Attorneys Learn Loan Law to Help Homeowners

By Drew Nelles,  Newser Staff
Posted May 17, 2009 3:58 PM CDT
Witnesses are sworn in before the Senate Subcommittee on Administrative Oversight and the Courts, Tuesday, May 6, 2008 in Washington for a hearing on bankruptcy and the foreclosure crisis.   (AP Photo/Susan Walsh)
camera-icon View 3 more images

(Newser) – Lawyers nationwide are learning about foreclosure law to help new clients keep their homes, NPR reports. Housing attorneys are even teaching seminars to lawyers, who accept cases pro bono, knowing homeowners can't turn to swamped legal aid offices. Some find it "incredibly rewarding to help someone save their house as opposed to help protect a company's intellectual property,” one lawyer said.

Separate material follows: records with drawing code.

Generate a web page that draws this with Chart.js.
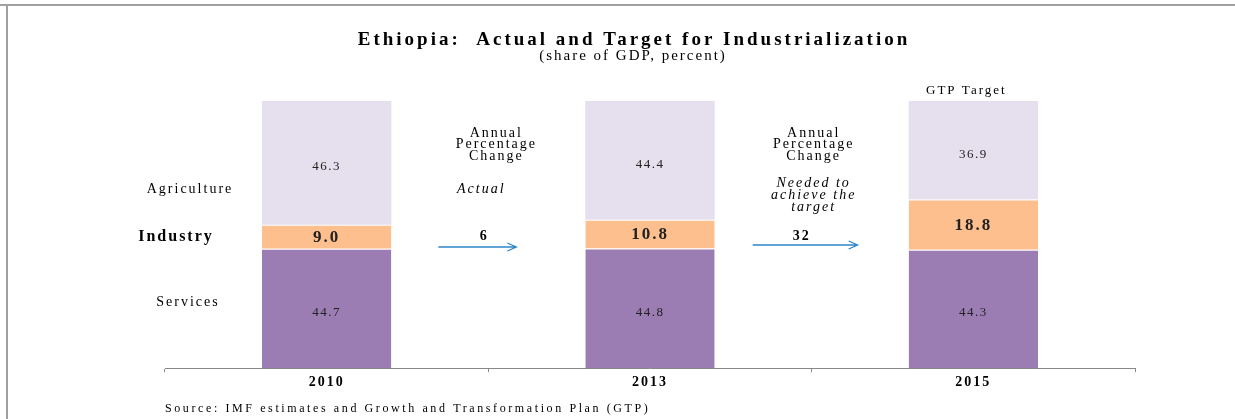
<!DOCTYPE html>
<html>
<head>
<meta charset="utf-8">
<script src="https://cdn.jsdelivr.net/npm/chart.js@4"></script>
<style>
  html, body { margin: 0; padding: 0; background: #fff; }
  #wrap { position: relative; width: 1235px; height: 419px; }
</style>
</head>
<body>
<div id="wrap"><canvas id="chart" width="1235" height="419"></canvas></div>
<script>
"use strict";

var years = ["2010", "2013", "2015"];
var services = [44.7, 44.8, 44.3];
var industry = [9.0, 10.8, 18.8];
var agriculture = [46.3, 44.4, 36.9];
var growthRates = ["6", "32"];

var serif = "'Liberation Serif', 'DejaVu Serif', serif";

// the original uses wide-spaced Times text
var spacing = {
  id: "spacing",
  beforeDraw: function (chart) { chart.ctx.letterSpacing = "2px"; }
};

// text and arrows that sit around the bars
var annotations = {
  id: "annotations",
  afterDraw: function (chart) {
    var c = chart.ctx;
    var xs = chart.scales.x;
    var p0 = xs.getPixelForValue(0), p1 = xs.getPixelForValue(1), p2 = xs.getPixelForValue(2);
    var mids = [(p0 + p1) / 2, (p1 + p2) / 2];
    c.save();
    c.fillStyle = "#000";
    c.textBaseline = "middle";
    c.textAlign = "center";

    // frame lines
    c.strokeStyle = "#a0a0a0";
    c.lineWidth = 2;
    c.beginPath();
    c.moveTo(0, 5); c.lineTo(1235, 5);
    c.moveTo(7, 5); c.lineTo(7, 419);
    c.stroke();

    c.letterSpacing = "3px";
    c.font = "bold 19px " + serif;
    c.fillText("Ethiopia:  Actual and Target for Industrialization", 634, 40);
    c.letterSpacing = "2px";
    c.font = "15px " + serif;
    c.fillText("(share of GDP, percent)", 633, 56);
    c.font = "13px " + serif;
    c.fillText("GTP Target", p2 - 7, 91);

    // row labels on the left
    c.font = "14px " + serif;
    c.fillText("Agriculture", 190, 189);
    c.fillText("Services", 188, 302);
    c.font = "bold 16px " + serif;
    c.fillText("Industry", 176, 237);

    // annual change notes
    c.font = "14px " + serif;
    var notes = [["Annual", "Percentage", "Change"], ["Annual", "Percentage", "Change"]];
    mids.forEach(function (m, i) {
      var x = m + (i === 0 ? 8 : 2);
      notes[i].forEach(function (t, k) { c.fillText(t, x, 133 + k * 11.5); });
    });
    c.font = "italic 14px " + serif;
    c.fillText("Actual", mids[0] - 7, 189);
    ["Needed to", "achieve the", "target"].forEach(function (t, k) {
      c.fillText(t, mids[1] + 2, 183 + k * 12);
    });

    // arrows with growth rates
    var arrows = [[-50, 28, 247], [-59, 46, 245]];
    mids.forEach(function (m, i) {
      c.font = "bold 14px " + serif;
      c.fillText(growthRates[i], m - 4 - i * 6, 236);
      var x1 = m + arrows[i][0], x2 = m + arrows[i][1];
      var y = arrows[i][2];
      c.strokeStyle = "#2f86c9";
      c.lineWidth = 1.3;
      c.beginPath();
      c.moveTo(x1, y); c.lineTo(x2, y);
      c.moveTo(x2 - 9, y - 4); c.lineTo(x2, y); c.lineTo(x2 - 9, y + 4);
      c.stroke();
    });

    c.font = "12px " + serif;
    c.letterSpacing = "2.6px";
    c.textAlign = "left";
    c.fillText("Source: IMF estimates and Growth and Transformation Plan (GTP)", 165, 409);
    c.restore();
  }
};

var valueLabels = {
  id: "valueLabels",
  afterDatasetsDraw: function (chart) {
    var c = chart.ctx;
    c.save();
    c.textAlign = "center";
    c.textBaseline = "middle";
    c.fillStyle = "#222";
    chart.data.datasets.forEach(function (ds, di) {
      var meta = chart.getDatasetMeta(di);
      meta.data.forEach(function (bar, i) {
        var y = (bar.y + bar.base) / 2;
        c.letterSpacing = ds.label === "Industry" ? "2px" : "1.5px";
        c.font = ds.label === "Industry" ? "bold 17px " + serif : "13px " + serif;
        c.fillText(ds.data[i].toFixed(1), bar.x, y + (ds.label === "Industry" ? 1 : 4));
      });
    });
    c.restore();
  }
};

new Chart(document.getElementById("chart"), {
  type: "bar",
  data: {
    labels: years,
    datasets: [
      { label: "Services", data: services, backgroundColor: "#9b7db4", borderColor: "#ffffff", borderWidth: { top: 1 }, borderSkipped: false },
      { label: "Industry", data: industry, backgroundColor: "#fdbf8e", borderColor: "#ffffff", borderWidth: { top: 1 }, borderSkipped: false },
      { label: "Agriculture", data: agriculture, backgroundColor: "#e6dfed", borderWidth: 0 }
    ]
  },
  options: {
    responsive: false,
    animation: false,
    events: [],
    layout: { padding: { left: 165, right: 100, top: 101, bottom: 26 } },
    plugins: { legend: { display: false }, tooltip: { enabled: false } },
    datasets: { bar: { barPercentage: 0.4, categoryPercentage: 1.0 } },
    scales: {
      x: {
        stacked: true,
        border: { color: "#888", width: 1 },
        grid: { offset: true, drawOnChartArea: false, tickLength: 4, color: "#888" },
        ticks: { color: "#000", font: { family: serif, size: 14, weight: "bold" }, padding: 2 }
      },
      y: { stacked: true, display: false, min: 0, max: 100 }
    }
  },
  plugins: [spacing, valueLabels, annotations]
});
</script>
</body>
</html>
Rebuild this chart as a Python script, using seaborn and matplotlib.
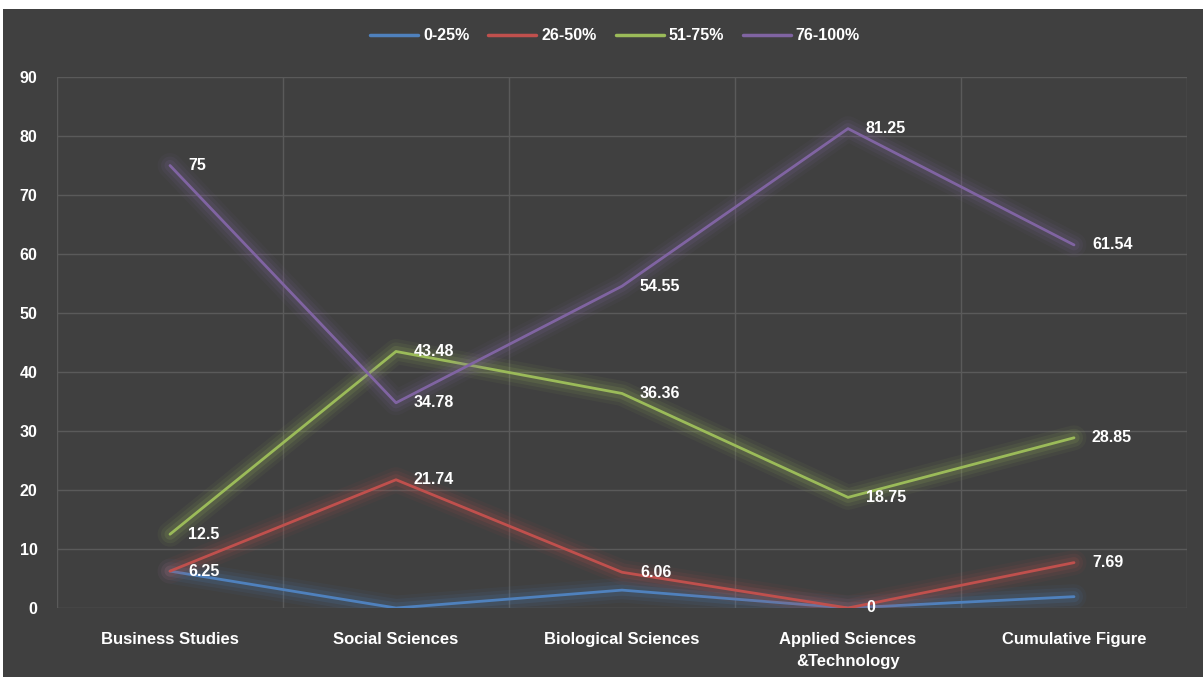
import matplotlib
matplotlib.use("Agg")
import matplotlib.pyplot as plt
import matplotlib.patheffects as pe
from matplotlib import font_manager
from matplotlib.patches import Rectangle
from matplotlib.lines import Line2D
import seaborn as sns
import pandas as pd

categories = ["Business Studies", "Social Sciences", "Biological Sciences",
              "Applied Sciences\n&Technology", "Cumulative Figure"]
series_names = ["0-25%", "26-50%", "51-75%", "76-100%"]
s_0_25 = [6.25, 0, 3.03, 0, 1.92]
s_26_50 = [6.25, 21.74, 6.06, 0, 7.69]
s_51_75 = [12.5, 43.48, 36.36, 18.75, 28.85]
s_76_100 = [75, 34.78, 54.55, 81.25, 61.54]
labeled = {"0-25%": False, "26-50%": True, "51-75%": True, "76-100%": True}
colors = ["#4F81BD", "#C0504D", "#9BBB59", "#8064A2"]

rows = []
for name, vals in zip(series_names, [s_0_25, s_26_50, s_51_75, s_76_100]):
    for i, v in enumerate(vals):
        rows.append({"pos": i, "cat": categories[i], "series": name, "value": v})
df = pd.DataFrame(rows)

sns.set_theme(style="dark")
avail = {f.name for f in font_manager.fontManager.ttflist}
fam = "Liberation Sans Narrow" if "Liberation Sans Narrow" in avail else "Liberation Sans"
plt.rcParams["font.family"] = [fam, "DejaVu Sans"]
plt.rcParams["font.weight"] = "bold"

BG = "#404040"
fig = plt.figure(figsize=(12.03, 6.77), dpi=100, facecolor="white")
fig.patches.append(Rectangle((3 / 1203, 0), 1, 1 - 9 / 677, transform=fig.transFigure,
                             facecolor=BG, edgecolor="none", zorder=-10))
ax = fig.add_axes([57 / 1203, 69 / 677, (1187 - 57) / 1203, (608 - 77) / 677])
ax.set_facecolor(BG)

sns.lineplot(data=df, x="pos", y="value", hue="series", palette=colors,
             hue_order=series_names, linewidth=2, ax=ax, legend=False, sort=False)

for line, c in zip(ax.lines, colors):
    line.set_path_effects([
        pe.Stroke(linewidth=18, foreground=c, alpha=0.06),
        pe.Stroke(linewidth=13, foreground=c, alpha=0.09),
        pe.Stroke(linewidth=8, foreground=c, alpha=0.14),
        pe.Normal(),
    ])

for name, vals in zip(series_names, [s_0_25, s_26_50, s_51_75, s_76_100]):
    if not labeled[name]:
        continue
    for i, v in enumerate(vals):
        ax.annotate(f"{v:g}", (i, v), xytext=(18, 0), textcoords="offset pixels",
                    ha="left", va="center", color="white", fontsize=11.5,
                    fontweight="bold")

ax.set_xlim(-0.5, 4.5)
ax.set_ylim(0, 90)
ax.set_yticks(range(0, 91, 10))
ax.set_xticks(range(5))
ax.set_xticklabels(categories, color="white", fontsize=12, fontweight="bold",
                   linespacing=1.6)
ax.tick_params(axis="x", pad=17, length=0)
ax.tick_params(axis="y", pad=14, length=0, labelcolor="white", labelsize=11.5)
for lab in ax.get_yticklabels():
    lab.set_fontweight("bold")
ax.set_xticks([-0.5, 0.5, 1.5, 2.5, 3.5, 4.5], minor=True)
ax.grid(True, which="major", axis="y", color="#5A5A5A", linewidth=1)
ax.grid(True, which="minor", axis="x", color="#5A5A5A", linewidth=1)
ax.grid(False, which="major", axis="x")
ax.tick_params(which="minor", length=0)
for s in ax.spines.values():
    s.set_visible(False)
ax.set_xlabel("")
ax.set_ylabel("")

handles = [Line2D([], [], color=c, linewidth=2.5) for c in colors]
leg = fig.legend(handles, series_names, loc="center", bbox_to_anchor=(615 / 1203, 1 - 36 / 677),
                 ncol=4, frameon=False, handlelength=3, columnspacing=1.2, handletextpad=0.3,
                 fontsize=11.5)
for t in leg.get_texts():
    t.set_color("white")
    t.set_fontweight("bold")

fig.savefig("out.png", dpi=100, facecolor=fig.get_facecolor())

Case in point, personal injury lawyer Liz Quick. She decided to help bakery cleaner Haji Mirkab keep his two houses. But navigating housing law meant learning a dense web of rules. "I almost feel more like a lender and a banker than I do a lawyer at times, because we're really just trying to put a deal together," said Quick. BofA finally approved Mirkab's loan modification, so he's avoided foreclosure for now.